# 15in Jardini Arowana



## FEEFA (Nov 19, 2007)




----------



## FEEFA (Nov 19, 2007)

My RTG died so I replaced it with this big guy.


----------



## TJcali (Mar 27, 2009)

Nice Arowana and set up Feefa looks really clean


----------



## Murphy18 (Oct 17, 2008)

^^ x2 ...real nice looking fish Feefa, makes the tank look small.


----------



## Pit_man (Sep 13, 2008)

sweet fish and set up feef, love the skull it looks so real.. you havnt offed anyone have you


----------



## Uncle Jesse (Feb 18, 2007)

Really like the setup.
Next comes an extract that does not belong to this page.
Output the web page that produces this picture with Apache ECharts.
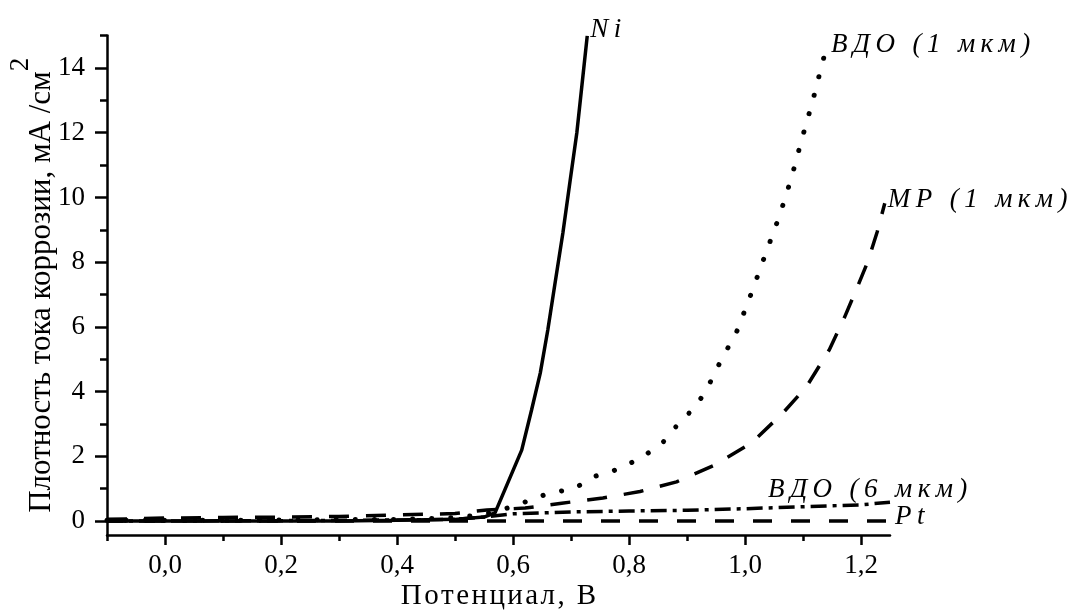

Not a huge aro fan myself, but that one does look cool just kinda cruising around like that.


----------



## FEEFA (Nov 19, 2007)

Thanks guys I'm glad you like it.
It took 4yrs but I finally got my dream tank


----------



## xeloR (Jan 2, 2009)

I like!


----------



## Guest (Jan 9, 2010)

Feefa me likey but I dont think your other fish will last long


----------



## FEEFA (Nov 19, 2007)

Thats my red texas that is almost done peeling, he better not catch him or the arrow will be served up as sushi


----------



## His Majesty (Apr 5, 2005)

Good show Feefa. loving the setup and the aro is looking smashingly good


----------



## Ja'eh (Jan 8, 2007)

Totally amazing looking Feefa!


----------



## jp80911 (Apr 3, 2008)

It got a little hungry at 0:35 mark








I love Jardini, would love one but don't know what I'm gonna do once they hit 18-20" since the biggest tank I can get down to my basement is only 180g.


----------



## FEEFA (Nov 19, 2007)

jp80911 said:


> It got a little hungry at 0:35 mark
> 
> 
> 
> ...


Thanks guys and JP a 180gal would be fine for a Jardini


----------



## RHOM (Jan 28, 2003)

Ive seen this fish in person, and its nice and thick with great colour. Congrats on the pick up bro!


----------